The challenge for the company was to design a physical product–one that could only be .7 of a millimeter thick–that could translate Acorns’ strong digital brand into three dimensions. Noah Kerner, Acorns’ CEO, wanted the card to make a statement about the person who uses it–that they’re investing, saving, and taking care of their finances. In other words, he wanted something that’s “not just a piece of plastic.”
Ammunition’s design tries to make this statement in part through materials: The card is made of the rare heavy metal tungsten, with a painted matte finish. “We wanted it to feel really solid. It should feel like a piece of oak,” says Robert Brunner, founder and partner at Ammunition. “We didn’t want to go down the path of metal cards, of feeling too high-end–or even over-designed. Its density and weight almost feels magnetic.

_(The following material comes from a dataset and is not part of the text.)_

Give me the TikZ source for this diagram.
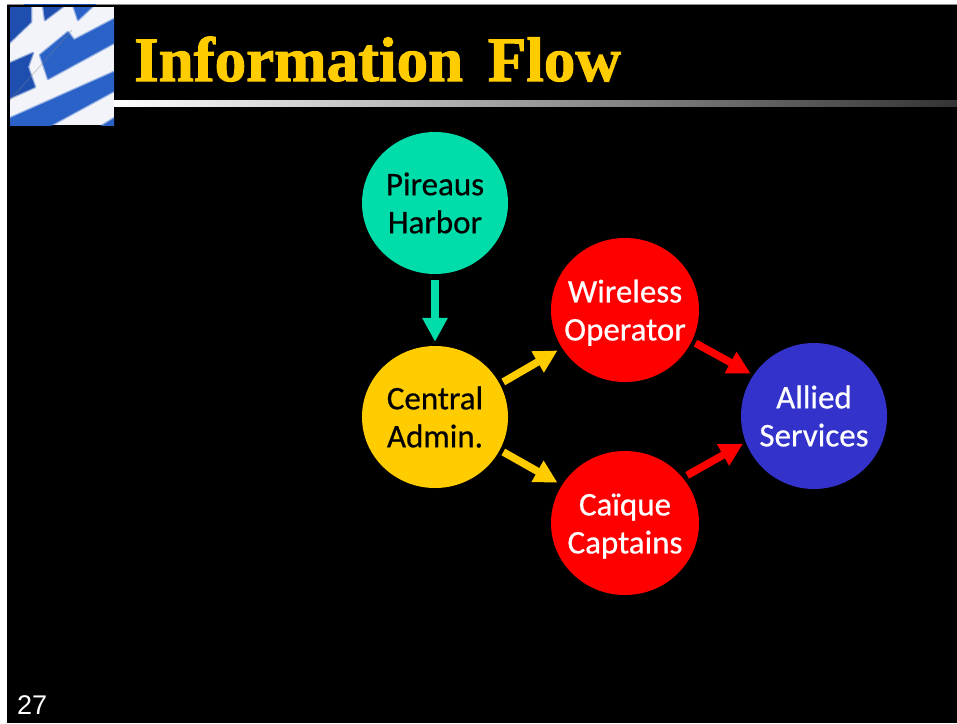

If you drop it on the table, it makes a thunk.”
That’s because tungsten is the heaviest non-radioactive element. It used to be present in the filament of incandescent light bulbs, though today you’re more likely to find it mixed with other metals to make industrial cutting and drilling tools (including dental drills). As of January 2018, the price for a kilogram of tungsten was $31.40–and while Kerner declined to say how much it costs Acorns to make a debit card out of the material, it’s certainly more than the plastic that most of us carry around in our wallets.
The same sense of solidity is echoed in the card’s visual design, which features a simplified tree branch emblem growing up the middle of the bright green card. The tree motif was inspired by the company’s driving motto, that “from acorns, mighty oaks do grow.” The design is oriented vertically, in part to mimic the upright nature of a tree, but also because we often orient our cards vertically now, with the increasing prevalence of chip readers. Plus, it’s a little visual reminder that Acorns is digital-first; it’s also reminiscent of how we hold our phones. It’s a design choice that other fintech companies, like Venmo, are already using to differentiate their credit and debit cards.
Ammunition also designed the card to stand out both in your wallet and when you pull it out. As creative director Jonas Lagerstedt points out, when you open your wallet, the vast majority of cards have a white edge. For Acorns, he decided that the bright green matting should wrap all the way around the card to help it stand out. Lagerstedt also hopes that the debit card’s design will spark conversations with the people who encounter it–a clever marketing tactic that will make its way into many users’ pockets.
The debit card and checking account costs an extra $1 per month if you already have an Acorn investment account and retirement account. As Kerner explains, many banks make money by charging unexpected or unpredictable fees–like overdraft fees, fees if you don’t hit a minimum balance, or transfer fees. Instead, Acorns has a single fee per month that ranges from $1 to $3, depending on which services you’re using, and doesn’t charge for anything else.
Since Acorns announced the new product this month, more than 150,000 people have preordered the card. The company will begin beta testing later this summer, and the card will officially launch this November.